Climate change does not care if you live in a “Red state,” a “Blue state” or a “Purple state.” It does not care if you live in a rural area or urban area. It does not care if you are a working class person struggling to get by, or you live in a multi-million dollar home in the Pacific Palisades. No passes are given.

POLITICAL POKER
Fossil fuel may not be our enemy. But it certainly is the source of emissions that are harming the planet. Contrary to what President Trump is hawking at the moment, we’re producing so much oil and natural gas that if we up the amount by drilling as Trump proposes—and eliminate investments in solar panels and windmills—we’ll drive down the cost of oil and depress the market. And that won’t affect only the U.S.
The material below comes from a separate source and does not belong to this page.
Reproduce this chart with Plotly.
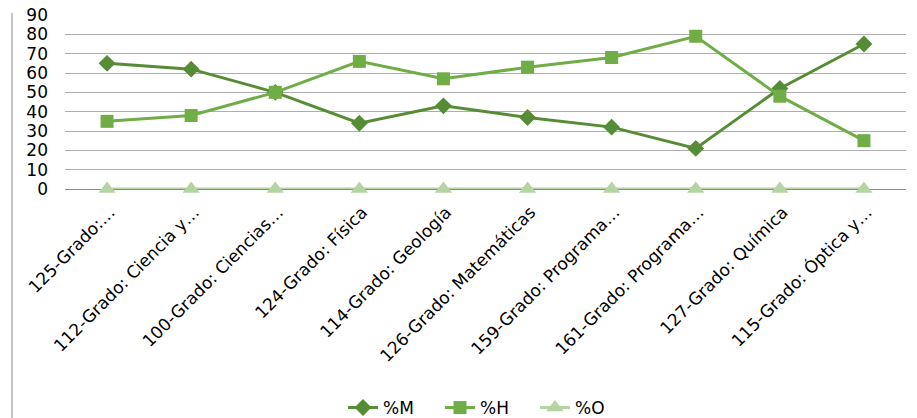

Companies are investing in green options because they see value—and profit–in clean energy. They are not eager to “drill, baby, drill,” as it’s not profitable to do so now.
In this context, the bottom line remains Trump’s call. His soldiers are all in on the president’s strategy to withhold disaster relief from L.A. unless Republicans “get everything we want” in the next federal budget.

This is Trump’s America, where tragedy is leverage and Republicans must line up to pass his test. Conditional relief is gaining momentum through the ranks because it is GOP doctrine to accept Trump’s cruelty as the art of a deal.

A changing climate, though, impacts us all, and, no state is spared because of its party preference. Placing conditions on disaster aid to advance political ends is not just shortsighted, it’s stupid and it’s wrong.